Забрало было решительно поднято в уже цитировавшейся выше статье Кояловича «“Московские ведомости” и Западная Россия (Русское латинство, русское жидовство)». В ней Катков и его последователи представлены жертвами, во-первых, собственной «страстной слабости… к интеллигенции» (а не к «народу») и, во-вторых, козней неких иноверцев, которые сумели подменить посулами «легких, деликатных ассимиляций» прежнее намерение русских патриотов «выполнять… твердо и решительно историческое требование западнорусской жизни насчет панов, ксендзов и жидов». По Кояловичу, подлинными инициаторами введения русского языка в католическое и иудейское богослужения являются те представители данных конфессий, которые «хотят быть русскими чиновниками, русскими дворянами, русскими образованными людьми, но чтобы быть действительно русскими для народа своей страны… этого никогда ни в чем не показывают и не делают». По этой логике, публичное русскоязычное богослужение в неправославных храмах позволяло бы полякам и евреям избавиться от дискриминации, воспользоваться карьерными привилегиями и проч., при этом успешно камуфлируя свою глубинную нерусскость.

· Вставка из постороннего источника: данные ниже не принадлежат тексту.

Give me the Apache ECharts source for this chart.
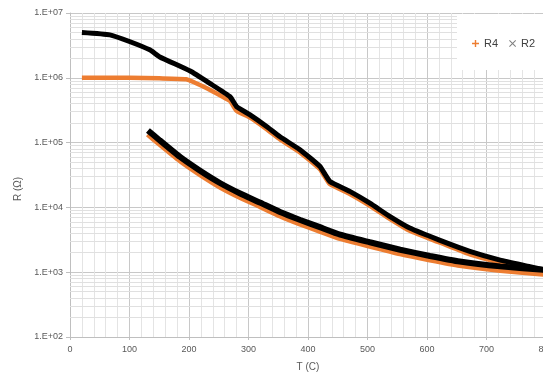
<!DOCTYPE html>
<html>
<head>
<meta charset="utf-8">
<script src="https://cdn.jsdelivr.net/npm/echarts@6/dist/echarts.min.js"></script>
<style>
  html, body { margin: 0; padding: 0; background: #fff; }
  #chart { width: 543px; height: 375px; }
</style>
</head>
<body>
<div id="chart"></div>
<script>
// R4 (orange +) and R2 (black x), upper and lower branches, T in C, R in ohm
var r4UpperT = [20, 60, 100, 150, 195, 210, 230, 255, 269, 280, 302, 331, 353, 387, 420, 429, 437, 471, 504, 538, 571, 622, 672, 723, 773, 800];
var r4UpperR = [1.0e6, 1.0e6, 1.0e6, 9.8e5, 9.5e5, 8.4e5, 6.9e5, 5.2e5, 4.4e5, 3.1e5, 2.45e5, 1.6e5, 1.12e5, 7.0e4, 3.9e4, 2.9e4, 2.28e4, 1.6e4, 1.06e4, 6.6e3, 4.35e3, 2.85e3, 1.88e3, 1.4e3, 1.1e3, 9.7e2];
var r4LowerT = [131, 151, 185, 218, 252, 286, 319, 353, 387, 420, 454, 504, 555, 605, 655, 723, 800];
var r4LowerR = [1.36e5, 9.5e4, 5.3e4, 3.27e4, 2.09e4, 1.44e4, 1.05e4, 7.5e3, 5.6e3, 4.35e3, 3.35e3, 2.55e3, 1.95e3, 1.57e3, 1.29e3, 1.08e3, 9.4e2];

var r2UpperT = [20, 67, 101, 134, 151, 202, 235, 269, 280, 302, 331, 353, 387, 420, 429, 437, 471, 504, 538, 571, 622, 672, 723, 773, 800];
var r2UpperR = [5.0e6, 4.6e6, 3.6e6, 2.7e6, 2.1e6, 1.27e6, 8.2e5, 5.1e5, 3.6e5, 2.7e5, 1.76e5, 1.23e5, 7.7e4, 4.3e4, 3.2e4, 2.5e4, 1.75e4, 1.16e4, 7.2e3, 4.8e3, 3.1e3, 2.1e3, 1.54e3, 1.22e3, 1.07e3];
var r2LowerT = [131, 151, 185, 218, 252, 286, 319, 353, 387, 420, 454, 504, 555, 605, 655, 723, 800];
var r2LowerR = [1.54e5, 1.08e5, 6.0e4, 3.71e4, 2.38e4, 1.64e4, 1.19e4, 8.5e3, 6.4e3, 4.95e3, 3.8e3, 2.9e3, 2.22e3, 1.78e3, 1.46e3, 1.23e3, 1.08e3];

var xTicks = [0, 100, 200, 300, 400, 500, 600, 700, 800];
var yDecades = [100, 1000, 10000, 100000, 1000000, 10000000];
var yMinorSteps = [2, 3, 4, 5, 6, 7, 8, 9];

var gray = '#595959';
var orange = '#ED7D31';
var font = 'Liberation Sans';

function pairs(t, r) {
    var out = [];
    for (var i = 0; i < t.length; i++) out.push([t[i], r[i]]);
    return out;
}

// log minor grid lines at 2..9 x 10^n
var minorLines = [];
for (var d = 0; d < yDecades.length - 1; d++) {
    for (var k = 0; k < yMinorSteps.length; k++) {
        minorLines.push({ yAxis: yDecades[d] * yMinorSteps[k] });
    }
}

function line(name, data, color, width) {
    return {
        name: name,
        type: 'line',
        data: data,
        symbol: 'none',
        smooth: 0.15,
        z: 3,
        lineStyle: { color: color, width: width },
        itemStyle: { color: color }
    };
}

var chart = echarts.init(document.getElementById('chart'));
chart.setOption({
    animation: false,
    grid: { left: 70, right: -3, top: 13, bottom: 38, containLabel: false, outerBoundsMode: 'none' },
    // white box behind the legend, hiding the grid there
    graphic: [{
        type: 'rect',
        z: 10,
        silent: true,
        shape: { x: 457, y: 14, width: 90, height: 56 },
        style: { fill: '#fff' }
    }],
    legend: {
        data: [
            { name: 'R4', icon: 'path://M4,0 L6,0 L6,4 L10,4 L10,6 L6,6 L6,10 L4,10 L4,6 L0,6 L0,4 L4,4 Z',
              itemStyle: { color: orange, borderWidth: 0 }, lineStyle: { color: orange, width: 0 } },
            { name: 'R2', icon: 'path://M1,0 L5,4 L9,0 L10,1 L6,5 L10,9 L9,10 L5,6 L1,10 L0,9 L4,5 L0,1 Z',
              itemStyle: { color: '#7f7f7f', borderWidth: 0 }, lineStyle: { color: '#7f7f7f', width: 0 } }
        ],
        orient: 'horizontal',
        z: 20,
        left: 472,
        top: 38,
        padding: 0,
        itemWidth: 7,
        itemHeight: 7,
        itemGap: 11,
        textStyle: { color: '#404040', fontSize: 11, fontFamily: font }
    },
    xAxis: {
        type: 'value',
        min: xTicks[0],
        max: xTicks[xTicks.length - 1],
        interval: 100,
        name: 'T (C)',
        nameLocation: 'middle',
        nameGap: 25,
        nameTextStyle: { color: gray, fontSize: 10, fontFamily: font },
        axisLine: { show: true, lineStyle: { color: '#bfbfbf' } },
        axisTick: { show: true, length: 3, lineStyle: { color: '#bfbfbf' } },
        axisLabel: { color: gray, fontSize: 9, fontFamily: font, margin: 8 },
        splitLine: { show: true, lineStyle: { color: '#c8c8c8' } },
        minorTick: { show: false, splitNumber: 5 },
        minorSplitLine: { show: true, lineStyle: { color: '#e4e4e4' } }
    },
    yAxis: {
        type: 'log',
        logBase: 10,
        min: yDecades[0],
        max: yDecades[yDecades.length - 1],
        name: 'R (Ω)',
        nameLocation: 'middle',
        nameGap: 44,
        nameTextStyle: { color: gray, fontSize: 10, fontFamily: font, padding: [0, 28, 0, 0] },
        axisLine: { show: true, lineStyle: { color: '#bfbfbf' } },
        axisTick: { show: true, length: 4, lineStyle: { color: '#bfbfbf' } },
        axisLabel: {
            color: gray, fontSize: 9, fontFamily: font, margin: 7,
            formatter: function (v) {
                var e = Math.round(Math.log10(v));
                return '1.E+' + (e < 10 ? '0' : '') + e;
            }
        },
        splitLine: { show: true, lineStyle: { color: '#c8c8c8' } }
    },
    series: [
        {
            name: 'grid',
            type: 'line',
            data: [],
            z: 1,
            silent: true,
            markLine: {
                z: 1,
                silent: true,
                symbol: 'none',
                label: { show: false },
                lineStyle: { color: '#e0e0e0', width: 1, type: 'solid' },
                emphasis: { disabled: true },
                data: minorLines
            }
        },
        line('R4', pairs(r4UpperT, r4UpperR), orange, 4.5),
        line('R4', pairs(r4LowerT, r4LowerR), orange, 6),
        line('R2', pairs(r2UpperT, r2UpperR), '#000', 5),
        line('R2', pairs(r2LowerT, r2LowerR), '#000', 6)
    ]
});
</script>
</body>
</html>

Программа же и риторика «Московских ведомостей» по части «русского дела» в Западном крае, в которых сразу после подавления восстания зазвучали элитистские нотки, оказались удобным средством для проталкивания этого проекта под видом «цивилизования» русского сообщества («Жиды, как люди весьма проницательные в практических делах, первые поняли эту слабость “Московских Ведомостей”») [1470] .
1470
Виленский вестник. 1866. № 146. 9 июля.